Another important change made by the recent reforms concerns the regulation of settlements in the KapMuG. Until now a settlement was only possible if all parties agreed to the settlement; a requirement that was near-impossible to fulfil. Now, however, the Higher Regional Court must accept the settlement before it becomes effective. Once the settlement has been accepted, it binds all parties to the model case proceedings. Parties can decide to opt-out of a settlement, but must do so within a month of the Higher Regional Court's decision. A maximum of 30 percent of claimants can use their opt-out rights and withdraw from the settlement otherwise the settlement will be rendered ineffective.
The worry for defendants is that, if too many claimants opt-out, they cannot treat a settlement as the definitive end to a dispute. These claimants may decide to register again and bring a claim leading to another identical model case proceeding for the claimant. It will therefore only be advisable for defendants to settle when the effectiveness thereof will be high and will reach a high proportion of registered claimants.
What does the future hold?
The new KapMuG has been limited to the next eight years, and expires on 1 November 2020. This time around the trial period serves as a time of assessment and reflection.
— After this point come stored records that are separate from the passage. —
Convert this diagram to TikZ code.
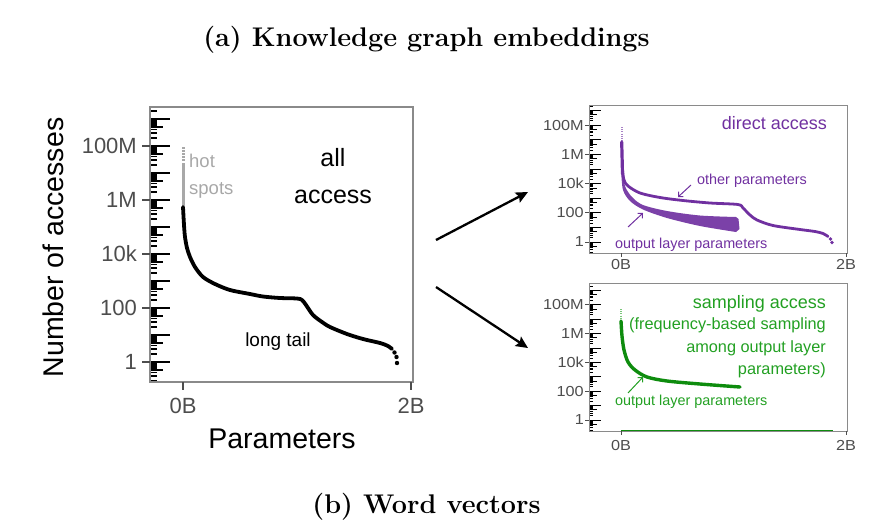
\documentclass[tikz,border=0pt]{standalone}
\usepackage{fontspec}
\newfontfamily\arial{Liberation Sans}
\usetikzlibrary{arrows.meta}
\definecolor{purp}{HTML}{7030A0}
\definecolor{grn}{HTML}{22A022}
\definecolor{grnd}{HTML}{0E8C0E}
\definecolor{tickgray}{HTML}{4D4D4D}
\definecolor{hotgray}{HTML}{A8A8A8}
\definecolor{boxgray}{HTML}{8A8A8A}
\tikzset{
  ttl/.style={font=\bfseries\fontsize{27}{31}\selectfont, inner sep=0pt},
  biglab/.style={font=\arial\fontsize{28.5}{32}\selectfont, inner sep=0pt},
  tlab/.style={font=\arial\fontsize{22}{24}\selectfont, text=tickgray, inner sep=0pt},
  slab/.style={font=\arial\fontsize{14.5}{16}\selectfont, text=tickgray, inner sep=0pt, xscale=1.12},
  ann/.style={font=\arial\fontsize{25}{28}\selectfont, inner sep=0pt},
  hotlab/.style={font=\arial\fontsize{18.5}{20}\selectfont, text=hotgray, inner sep=0pt},
  taillab/.style={font=\arial\fontsize{19}{21}\selectfont, inner sep=0pt},
  headlab/.style={font=\arial\fontsize{18}{20}\selectfont, inner sep=0pt},
  smalllab/.style={font=\arial\fontsize{14.4}{16}\selectfont, inner sep=0pt},
  noteline/.style={font=\arial\fontsize{16.3}{18}\selectfont, inner sep=0pt, text=grn},
  panel/.style={draw=boxgray, line width=1.1pt},
  rug/.style={draw=black, line width=1.4pt},
  axtick/.style={draw=tickgray, line width=1.1pt},
  bigarrow/.style={line width=2.3pt, -{Stealth[length=12pt,width=11pt,inset=2pt]}},
  thinarrow/.style={line width=1pt, -{Straight Barb[length=3.5pt,width=7pt]}},
  curve/.style={line cap=round, line join=round},
}
\begin{document}
\begin{tikzpicture}[x=1pt,y=-1pt]
\useasboundingbox (0,0) rectangle (880,528);

% titles
\node[ttl, anchor=base] (ta) at (426.5,46.5) {(a) Knowledge graph embeddings};
\node[ttl, anchor=base] (tb) at (426.5,513) {(b) Word vectors};

% ---------------- left plot ----------------
\begin{scope}
\clip (150,107) rectangle (413,382);
\foreach \k in {-1,...,9}{
  \foreach \m in {1,...,9}{
    \pgfmathsetmacro\yy{362-27*(\k+log10(\m))}
    \pgfmathsetmacro\rl{\m==1 ? 20 : (\m==5 ? 13 : 7)}
    \draw[rug] (150,\yy) -- ++(\rl,0);
  }}
\end{scope}
\draw[panel] (150,107) rectangle (413,382);
\foreach \v/\t in {8/100M,6/1M,4/10k,2/100,0/1}{
  \pgfmathsetmacro\yy{362-27*\v}
  \draw[axtick] (142,\yy) -- (150,\yy);
  \node[tlab, anchor=east] (L\v) at (137,\yy) {\t};
}
\draw[axtick] (183,382) -- (183,390);
\draw[axtick] (411,382) -- (411,390);
\node[tlab, anchor=north] (lx0) at (183,398) {0B};
\node[tlab, anchor=north] (lx2) at (411,398) {2B};
\node[biglab, anchor=base] (xlab) at (282,448) {Parameters};
\node[biglab, anchor=base, rotate=90] (ylab) at (63,247.5) {Number of accesses};

% hot spots
\draw[hotgray, line width=3pt, dash pattern=on 1.5pt off 1.5pt] (183,147) -- (183,162);
\draw[hotgray, line width=3pt] (183,163) -- (183,208);
% main curve
\draw[curve, line width=3.8pt] plot[smooth, tension=0.5] coordinates {
 (183,207) (184,225) (185,237) (187,248) (190,257) (195,267) (203,277)
 (215,284) (230,290) (250,294) (263,296.5) (280,298) (297,298.5) (302,300)
 (306,305) (313,315) (322,322) (330,327) (347,334) (363,339) (380,343)
 (388,346) (392,349)};
\fill (394.5,352.5) circle (2.2pt);
\fill (396.5,357) circle (2.2pt);
\fill (397,363) circle (2.2pt);

\node[hotlab, anchor=base west] (hot) at (189,167) {hot};
\node[hotlab, anchor=base west] (spots) at (189,194) {spots};
\node[ann, anchor=base] (all) at (333,166) {all};
\node[ann, anchor=base] (acc) at (333,203) {access};
\node[taillab, anchor=base] (tail) at (278,346) {long tail};

% big arrows
\coordinate (a1s) at (436,240);
\coordinate (a1e) at (528,192);
\coordinate (a2s) at (436,287);
\coordinate (a2e) at (528,348);
\draw[bigarrow] (a1s) -- (a1e);
\draw[bigarrow] (a2s) -- (a2e);

% ---------------- top right plot ----------------
\begin{scope}
\clip (589,105) rectangle (847,253);
\foreach \k in {-1,...,9}{
  \foreach \m in {1,...,9}{
    \pgfmathsetmacro\yy{242-14.6*(\k+log10(\m))}
    \pgfmathsetmacro\rl{\m==1 ? 12 : (\m==5 ? 8 : 4)}
    \draw[rug, line width=1pt] (589,\yy) -- ++(\rl,0);
  }}
\end{scope}
\draw[panel, line width=0.9pt] (589,105) rectangle (847,253);
\foreach \v/\t in {8/100M,6/1M,4/10k,2/100,0/1}{
  \pgfmathsetmacro\yy{242-14.6*\v}
  \draw[axtick, line width=0.9pt] (585,\yy) -- (589,\yy);
  \node[slab, anchor=east] (R\v) at (584,\yy) {\t};
}
\draw[axtick, line width=0.9pt] (621,253) -- (621,257);
\draw[axtick, line width=0.9pt] (846,253) -- (846,257);
\node[slab, anchor=north] (rx0) at (621,259.5) {0B};
\node[slab, anchor=north] (rx2) at (846,259.5) {2B};

\draw[purp!60, line width=2pt, dash pattern=on 1pt off 1.2pt] (621.7,127) -- (621.7,142);
\draw[purp, curve, line width=3.2pt] (621.7,142) -- (622.5,174);
% output layer band
\fill[purp!92, curve] plot[smooth, tension=0.5] coordinates {(623.5,170) (625,186) (632,197) (643,205) (667,211) (700,215.5) (736,217)}
  -- (738.5,219) -- (739.5,229) -- (736,232)
  -- plot[smooth, tension=0.5] coordinates {(736,232) (700,226) (667,218) (643,209.5) (630,201) (623,190) (621.2,172)} -- cycle;
% other parameters
\draw[purp, curve, line width=2.8pt] plot[smooth, tension=0.5] coordinates {
 (622.5,170) (624,180) (628,186) (640,193) (660,197.5) (683,200.5) (710,203) (738,204.5)
 (743,208) (750,215) (757,220) (773,225.5) (800,229.5) (815,231.5) (823,233.5) (828,236.5)};
\fill[purp] (830.5,239) circle (1.8pt);
\fill[purp] (832,242.5) circle (1.8pt);

\node[headlab, text=purp, anchor=base east] (direct) at (827,129) {direct access};
\node[smalllab, text=purp, anchor=base west] (other) at (697,184) {other parameters};
\node[smalllab, text=purp, anchor=base west] (outp) at (615,248) {output layer parameters};
\coordinate (o1s) at (691,185);
\coordinate (o1e) at (678,197);
\coordinate (o2s) at (628,227);
\coordinate (o2e) at (643,213);
\draw[thinarrow, purp] (o1s) -- (o1e);
\draw[thinarrow, purp] (o2s) -- (o2e);

% ---------------- bottom right plot ----------------
\begin{scope}
\clip (589,283) rectangle (847,431);
\foreach \k in {-1,...,9}{
  \foreach \m in {1,...,9}{
    \pgfmathsetmacro\yy{420-14.4*(\k+log10(\m))}
    \pgfmathsetmacro\rl{\m==1 ? 12 : (\m==5 ? 8 : 4)}
    \draw[rug, line width=1pt] (589,\yy) -- ++(\rl,0);
  }}
\end{scope}
\draw[panel, line width=0.9pt] (589,283) rectangle (847,431);
\foreach \v/\t in {8/100M,6/1M,4/10k,2/100,0/1}{
  \pgfmathsetmacro\yy{420-14.4*\v}
  \draw[axtick, line width=0.9pt] (585,\yy) -- (589,\yy);
  \node[slab, anchor=east] (S\v) at (584,\yy) {\t};
}
\draw[axtick, line width=0.9pt] (621,431) -- (621,435);
\draw[axtick, line width=0.9pt] (846,431) -- (846,435);
\node[slab, anchor=north] (sx0) at (621,440) {0B};
\node[slab, anchor=north] (sx2) at (846,440) {2B};

\draw[grnd, line width=1.6pt] (621,430.5) -- (833,430.5);
\draw[grn!60, line width=2pt, dash pattern=on 1pt off 1.2pt] (621,309) -- (621,322);
\draw[grnd, curve, line width=3.4pt] plot[smooth, tension=0.5] coordinates {
 (621,321) (622,336) (624,350) (628,362) (635,370) (647,377) (667,381) (700,384) (740,387)};

\node[headlab, text=grn, anchor=base east] (samp) at (826,308) {sampling access};
\node[noteline, anchor=base east] (n1) at (826,329) {(frequency-based sampling};
\node[noteline, anchor=base east] (n2) at (826,352) {among output layer};
\node[noteline, anchor=base east] (n3) at (826,374) {parameters)};
\node[smalllab, text=grn, anchor=base west] (outg) at (615,405) {output layer parameters};
\coordinate (g1s) at (628,393);
\coordinate (g1e) at (643,377);
\draw[thinarrow, grn] (g1s) -- (g1e);
\end{tikzpicture}
\end{document}
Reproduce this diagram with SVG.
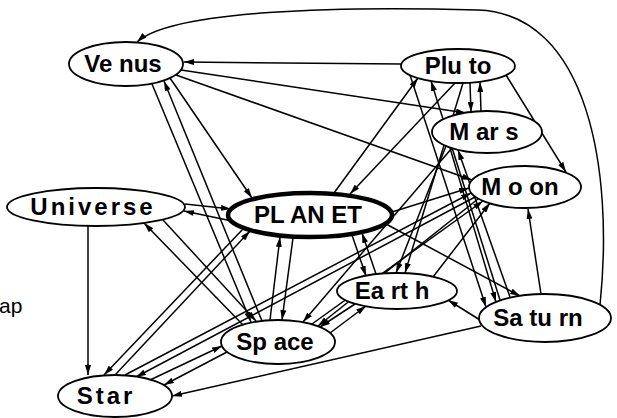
<svg xmlns="http://www.w3.org/2000/svg" width="617" height="418" viewBox="0 0 617 418">
  <style>
    .edge { stroke: #000; stroke-width: 1.5; fill: none; marker-end: url(#ah); }
    .node ellipse { fill: #fff; stroke: #000; stroke-width: 1.8; }
    .node text { font-family: "Liberation Sans", Arial, sans-serif; font-weight: bold; font-size: 24px; fill: #000; text-anchor: middle; }
    .core ellipse { stroke-width: 4.5; }
    .side { font-family: "Liberation Sans", Arial, sans-serif; font-size: 21px; fill: #000; }
  </style>
  <defs>
    <marker id="ah" viewBox="0 0 10 6" refX="10" refY="3" markerWidth="10" markerHeight="6" markerUnits="userSpaceOnUse" orient="auto">
      <path d="M0,0 L10,3 L0,6 z" fill="#000"/>
    </marker>
  </defs>
  <rect width="617" height="418" fill="#fff"/>

  <text class="side" x="-1" y="313">ap</text>

  <g id="connectors">
    <path class="edge" d="M 600 305 C 614 170, 588 14, 478 10 C 340 6, 172 10, 137 42"/>
    <line class="edge" x1="401" y1="64" x2="184" y2="62"/>
    <line class="edge" x1="181" y1="70" x2="466" y2="113"/>
    <line class="edge" x1="176" y1="75" x2="472" y2="180"/>
    <line class="edge" x1="170" y1="78" x2="252" y2="198"/>
    <line class="edge" x1="152" y1="84" x2="251" y2="322"/>
    <line class="edge" x1="262" y1="321" x2="164" y2="81"/>
    <line class="edge" x1="185" y1="204" x2="231" y2="209"/>
    <line class="edge" x1="232" y1="221" x2="184" y2="211"/>
    <line class="edge" x1="88" y1="226" x2="88" y2="375"/>
    <line class="edge" x1="163" y1="220" x2="256" y2="321"/>
    <line class="edge" x1="243" y1="325" x2="144" y2="223"/>
    <line class="edge" x1="243" y1="229" x2="104" y2="375"/>
    <line class="edge" x1="115" y1="375" x2="250" y2="231"/>
    <line class="edge" x1="125" y1="375" x2="471" y2="193"/>
    <line class="edge" x1="475" y1="197" x2="136" y2="377"/>
    <line class="edge" x1="150" y1="380" x2="222" y2="346"/>
    <line class="edge" x1="227" y1="352" x2="164" y2="385"/>
    <line class="edge" x1="481" y1="326" x2="172" y2="396"/>
    <line class="edge" x1="470" y1="83" x2="471" y2="112"/>
    <line class="edge" x1="481" y1="111" x2="480" y2="82"/>
    <line class="edge" x1="506" y1="75" x2="566" y2="172"/>
    <line class="edge" x1="455" y1="83" x2="350" y2="194"/>
    <line class="edge" x1="334" y1="193" x2="418" y2="78"/>
    <line class="edge" x1="410" y1="75" x2="486" y2="307"/>
    <line class="edge" x1="500" y1="300" x2="431" y2="81"/>
    <line class="edge" x1="450" y1="148" x2="496" y2="302"/>
    <line class="edge" x1="510" y1="297" x2="458" y2="150"/>
    <line class="edge" x1="446" y1="146" x2="396" y2="273"/>
    <line class="edge" x1="463" y1="83" x2="405" y2="273"/>
    <line class="edge" x1="433" y1="277" x2="490" y2="203"/>
    <line class="edge" x1="541" y1="294" x2="528" y2="209"/>
    <line class="edge" x1="480" y1="320" x2="448" y2="300"/>
    <line class="edge" x1="352" y1="235" x2="366" y2="276"/>
    <line class="edge" x1="376" y1="274" x2="362" y2="233"/>
    <line class="edge" x1="293" y1="238" x2="282" y2="320"/>
    <line class="edge" x1="270" y1="320" x2="280" y2="237"/>
    <line class="edge" x1="330" y1="333" x2="366" y2="306"/>
    <line class="edge" x1="355" y1="304" x2="320" y2="327"/>
    <line class="edge" x1="452" y1="148" x2="303" y2="322"/>
    <line class="edge" x1="478" y1="199" x2="318" y2="326"/>
    <line class="edge" x1="386" y1="224" x2="520" y2="296"/>
    <line class="edge" x1="392" y1="212" x2="469" y2="188"/>
    <line class="edge" x1="312" y1="324" x2="483" y2="201"/>
  </g>

  <g id="node-venus" class="node">
    <ellipse cx="126" cy="64" rx="57" ry="22"/>
    <text x="123" y="72">Ve nus</text>
  </g>
  <g id="node-pluto" class="node">
    <ellipse cx="458" cy="66" rx="57" ry="17"/>
    <text x="458" y="74">Plu to</text>
  </g>
  <g id="node-mars" class="node">
    <ellipse cx="487" cy="132" rx="55" ry="21"/>
    <text x="484" y="140">M ar s</text>
  </g>
  <g id="node-moon" class="node">
    <ellipse cx="525" cy="187" rx="56" ry="21"/>
    <text x="520" y="195">M o on</text>
  </g>
  <g id="node-universe" class="node">
    <ellipse cx="96" cy="207" rx="89" ry="19"/>
    <text x="93" y="215" style="letter-spacing:3px">Universe</text>
  </g>
  <g id="node-planet" class="node core">
    <ellipse cx="310" cy="215" rx="82" ry="22"/>
    <text x="308" y="223">PL AN ET</text>
  </g>
  <g id="node-earth" class="node">
    <ellipse cx="397" cy="291" rx="60" ry="18"/>
    <text x="392" y="299">Ea rt h</text>
  </g>
  <g id="node-saturn" class="node">
    <ellipse cx="545" cy="318" rx="66" ry="24"/>
    <text x="538" y="326">Sa tu rn</text>
  </g>
  <g id="node-space" class="node">
    <ellipse cx="278" cy="342" rx="57" ry="22"/>
    <text x="275" y="350">Sp ace</text>
  </g>
  <g id="node-star" class="node">
    <ellipse cx="115" cy="396" rx="57" ry="21"/>
    <text x="106" y="404" style="letter-spacing:3px">Star</text>
  </g>
</svg>
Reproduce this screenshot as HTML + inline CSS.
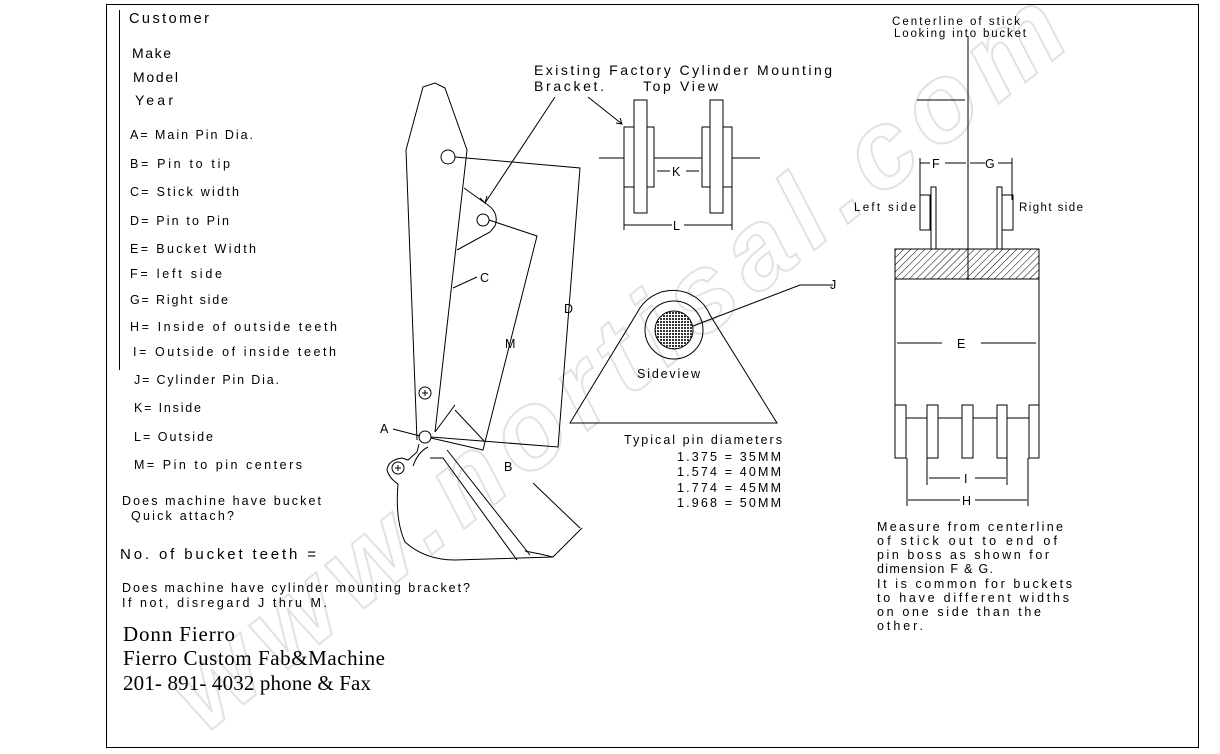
<!DOCTYPE html>
<html><head><meta charset="utf-8"><style>
html,body{margin:0;padding:0;background:#fff;}
svg{display:block;}
.m{font-family:"Liberation Sans",sans-serif;font-size:12.5px;fill:#000;}
.s{font-family:"Liberation Serif",serif;font-size:21px;fill:#000;}
</style></head><body>
<svg width="1220" height="754" viewBox="0 0 1220 754" xmlns="http://www.w3.org/2000/svg">
<defs>
<pattern id="hatch" width="5" height="5" patternUnits="userSpaceOnUse" patternTransform="rotate(45)">
<line x1="0" y1="0" x2="0" y2="5" stroke="#000" stroke-width="1"/></pattern>
<pattern id="cross" width="3" height="3" patternUnits="userSpaceOnUse">
<rect width="3" height="3" fill="#fff"/><rect width="2" height="2" fill="#333"/></pattern>
</defs>
<rect x="0" y="0" width="1220" height="754" fill="#fff"/>
<text x="0" y="0" transform="translate(205,735) rotate(-38.5)" font-family="Liberation Sans,sans-serif" font-style="italic" font-weight="bold" font-size="110" fill="none" stroke="#e2e2e2" stroke-width="2" textLength="1110">www.nortisal.com</text>
<rect x="106.5" y="4.5" width="1092" height="743" fill="none" stroke="#000"/>
<line x1="119.5" y1="10" x2="119.5" y2="370" stroke="#000"/>

<g class="m">
<text x="129" y="23" textLength="80" font-size="14.5">Customer</text>
<text x="132" y="58" textLength="39" font-size="14">Make</text>
<text x="133" y="82" textLength="45" font-size="14">Model</text>
<text x="135" y="105" textLength="38" font-size="14">Year</text>
<text x="130" y="139" textLength="123">A=  Main Pin Dia.</text>
<text x="130" y="168" textLength="100">B= Pin to tip</text>
<text x="130" y="196" textLength="109">C= Stick width</text>
<text x="130" y="225" textLength="99">D= Pin to Pin</text>
<text x="130" y="253" textLength="126">E= Bucket Width</text>
<text x="130" y="278" textLength="92">F= left side</text>
<text x="130" y="304" textLength="98">G= Right side</text>
<text x="130" y="331" textLength="207">H= Inside of outside teeth</text>
<text x="133" y="356" textLength="203">I= Outside of inside teeth</text>
<text x="134" y="384" textLength="145">J= Cylinder Pin Dia.</text>
<text x="134" y="412" textLength="67">K= Inside</text>
<text x="134" y="441" textLength="79">L= Outside</text>
<text x="134" y="469" textLength="168">M= Pin to pin centers</text>
<text x="122" y="505" textLength="199">Does machine have bucket</text>
<text x="131" y="520" textLength="103">Quick attach?</text>
<text x="120" y="559" textLength="196" font-size="15">No. of bucket teeth =</text>
<text x="122" y="592" textLength="348">Does machine have cylinder mounting bracket?</text>
<text x="122" y="607" textLength="205">If not, disregard J thru M.</text>
</g>
<g class="s">
<text x="123" y="641" textLength="112">Donn Fierro</text>
<text x="123" y="665" textLength="262">Fierro Custom Fab&amp;Machine</text>
<text x="123" y="690" textLength="248">201- 891- 4032 phone &amp; Fax</text>
</g>

<g fill="none" stroke="#000" stroke-width="1">
<path d="M406,150 L423,87 L435,83 L445,88 L467,150 L435,432"/>
<path d="M406,150 L417,440"/>
<circle cx="448" cy="157" r="7"/>
<circle cx="425" cy="437" r="6"/>
<path d="M464,188 L485,203 Q500,212 495,226 L490,232 L457,250"/>
<circle cx="483" cy="220" r="6"/>
<circle cx="425" cy="393" r="6"/>
<path d="M422,393 h6 M425,390 v6"/>
<path d="M453,288 L477,277"/>
<path d="M455,157 L580,168 L558,447 L431,437"/>
<path d="M489,220 L537,236 L483,450 L431,438"/>
<path d="M393,429 L420,436"/>
<path d="M435,432 L455,405 M455,410 L485,442"/>
<path d="M555,97 L485,203 M480,198 L485,203 L487,196"/>
<path d="M588,97 L622,124 M616,123 L622,124 L620,118"/>
<path d="M419,444 L417,452 L408,460 L402,458 Q388,460 387,470 Q389,478 398,484 Q395,520 405,542 Q425,560 455,560 L553,557 L582,528"/>
<path d="M428,447 Q418,452 413,466"/>
<circle cx="398" cy="468" r="6"/>
<path d="M395,468 h6 M398,465 v6"/>
<path d="M430,458 L443,458 L517,560"/>
<path d="M447,450 L530,555"/>
<path d="M525,551 L540,554 L553,557"/>
<path d="M533,483 L580,528"/>
<path d="M599,158 H624 M654,158 H702 M732,158 H760"/>
<rect x="624" y="127" width="30" height="60" fill="#fff"/>
<rect x="634" y="100" width="13" height="113" fill="#fff"/>
<rect x="702" y="127" width="30" height="60" fill="#fff"/>
<rect x="710" y="100" width="13" height="113" fill="#fff"/>
<path d="M657,171 H670 M686,171 H699"/>
<path d="M624,187 V230 M732,187 V230 M624,225 H672 M684,225 H732"/>
<path d="M570,423 L637,313 A40,40 0 0 1 710,315 L777,423 Z"/>
<circle cx="674" cy="330" r="29"/>
<circle cx="674" cy="330" r="19" fill="url(#cross)"/>
<path d="M693,326 L800,285 L833,285"/>
<path d="M968,36 V280 M917,100 H965"/>
<path d="M920,158 V200 M1012,158 V200 M920,163 H930 M945,163 H966 M970,163 H985 M998,163 H1012"/>
<rect x="920" y="195" width="10" height="35"/>
<rect x="931" y="187" width="5" height="62"/>
<rect x="1002" y="195" width="11" height="35"/>
<rect x="997" y="187" width="5" height="62"/>
<rect x="895" y="249" width="144" height="30" fill="url(#hatch)"/>
<line x1="968" y1="249" x2="968" y2="279"/>
<path d="M895,279 V405 M1039,279 V405"/>
<path d="M906,418 H1029"/>
<rect x="895" y="405" width="11" height="53" fill="#fff"/>
<rect x="927" y="405" width="11" height="53" fill="#fff"/>
<rect x="962" y="405" width="11" height="53" fill="#fff"/>
<rect x="997" y="405" width="10" height="53" fill="#fff"/>
<rect x="1029" y="405" width="10" height="53" fill="#fff"/>
<path d="M897,343 H942 M981,343 H1036"/>
<path d="M927,458 V485 M1007,458 V485 M929,478 H960 M975,478 H1006"/>
<path d="M907,458 V506 M1028,458 V506 M908,500 H960 M975,500 H1027"/>
</g>

<g class="m">
<text x="480" y="282">C</text>
<text x="564" y="313">D</text>
<text x="505" y="348">M</text>
<text x="380" y="433">A</text>
<text x="504" y="471">B</text>
<text x="672" y="176">K</text>
<text x="673" y="230">L</text>
<text x="830" y="289">J</text>
<text x="637" y="378" textLength="63">Sideview</text>
<text x="534" y="75" textLength="298" font-size="14">Existing Factory Cylinder Mounting</text>
<text x="534" y="91" textLength="70" font-size="14">Bracket.</text>
<text x="643" y="91" textLength="75" font-size="14">Top View</text>
<text x="624" y="444" textLength="158">Typical pin diameters</text>
<text x="677" y="461" textLength="104">1.375 = 35MM</text>
<text x="677" y="476" textLength="104">1.574 = 40MM</text>
<text x="677" y="492" textLength="104">1.774 = 45MM</text>
<text x="677" y="507" textLength="104">1.968 = 50MM</text>
<text x="892" y="25" textLength="128" font-size="11.5">Centerline of stick</text>
<text x="894" y="37" textLength="132" font-size="11.5">Looking into bucket</text>
<text x="932" y="168">F</text>
<text x="985" y="168">G</text>
<text x="854" y="211" textLength="62" font-size="11.5">Left side</text>
<text x="1019" y="211" textLength="64" font-size="11.5">Right side</text>
<text x="957" y="348">E</text>
<text x="964" y="483">I</text>
<text x="962" y="505">H</text>
<text x="877" y="531" textLength="186">Measure from centerline</text>
<text x="877" y="545" textLength="180">of stick out to end of</text>
<text x="877" y="559" textLength="172">pin boss as shown for</text>
<text x="877" y="573" textLength="116">dimension F &amp; G.</text>
<text x="877" y="588" textLength="195">It is common for buckets</text>
<text x="877" y="602" textLength="192">to have different widths</text>
<text x="877" y="616" textLength="164">on one side than the</text>
<text x="877" y="630" textLength="46">other.</text>
</g>
</svg>
</body></html>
It can be expected that by 2020 the legislature will have decided whether or not to fully introduce model case procedures into the German law on civil procedure.
The report by the Frankfurt School of Finance & Management in 2009 stated that the benchmark for extending the scope of the KapMuG would be merely the question whether a cause of action is, at least partly, based on "generalisable" legal pre-requisites. They argued in particular that this allegedly applies best to product liability cases, where a product defect would easily be considered "generalisable". Whether such a development will occur in the future remains to be seen. What can be said with certainty is that the overall trend is moving towards a more claimant-friendly environment. The recent reforms are a further step in that direction.